Bu tarihe kadar Yunan ordusunun Manisa ve Aydın çevrelerini de
işgal etmiş olduklarını öğrendim. Fakat, İzmir'de ve Aydın'da bulunduklarını
bildiğim kuvvetlerin ne durumda olduklarına dair daha hiçbir yerden
açık bir bilgi elde edemiyordum. Doğrudan doğruya bu kuvvet komutanlarına
da bazı emirler yazmıştım. Nihayet 29 Haziran'da, 56' ncı Tümen
Komutanı Bekir Sami Bey'in iki gün önceki tarihli bir şifreli telgrafını
aldım.
56'ncı Tümen'e İzmir'de Hurrem Bey adında biri komuta ediyormuş.

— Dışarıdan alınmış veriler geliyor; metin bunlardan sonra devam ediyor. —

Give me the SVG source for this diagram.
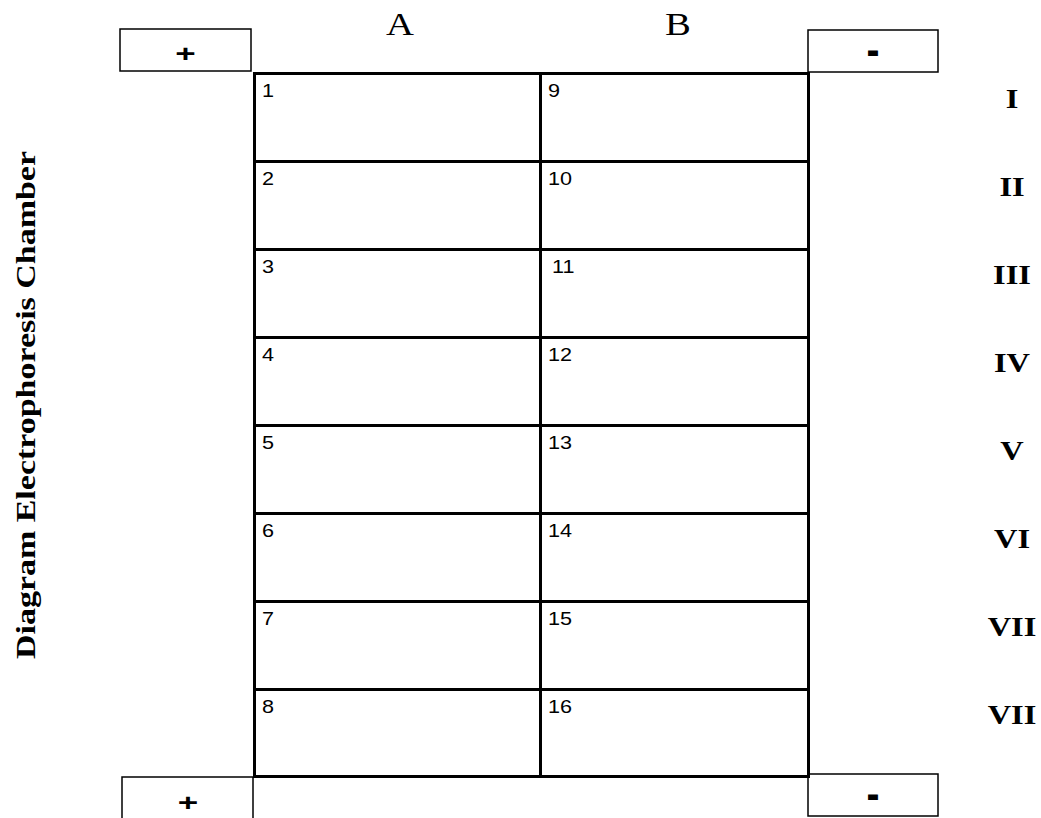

Bu zat ve İzmir'deki iki alayın kılıç artığı subaylarıyla birlikte
hemen hepsi esir olmuşlar. Yunanlılar bunları gemilerle Mudanya'ya
götürmüşler. Bekir Sami Bey, bu kılıç artıklarının komutasını ele
almak üzere gönderilmiş.
Bekir Sami Bey, 27 Haziran 1919 tarihli telgrafında, 22 Haziran
1919 tarihli iki emrimi, ancak 27 Haziran'da Bursa'ya vardığında
alabildiğini söylüyor. Verdiği bilgi ve yaptığı açıklamada : Millî
gayeleri gerçekleştirecek yeterli vasıtaları bulamadığımdan ve tümenimi
yeniden düzenleyip yoluna koyabilirsem daha iyi hizmetlerin yapılmasını
mümküngördüğümden 21 Haziran sabahı Kula'dan Bursa'ya doğru harekete
mecbur oldum. Bununla birlikte ve birçok engele rağmen, millî bir
mücadelenin memleketin kurtarılması için kaçınılmaz olduğu düşüncesini
her tarafa yaymayı başardım diyor. Düşündüklerime ve yaptıklarıma
sarsılmaz inancı olduğunu bildiriyor. Bu konuda hemen temaslara
başladığını, Çine'de bulunan 57'nci Tümen'e de emir vermemi, kendisine
de emir vermekte devam etmemi istiyordu.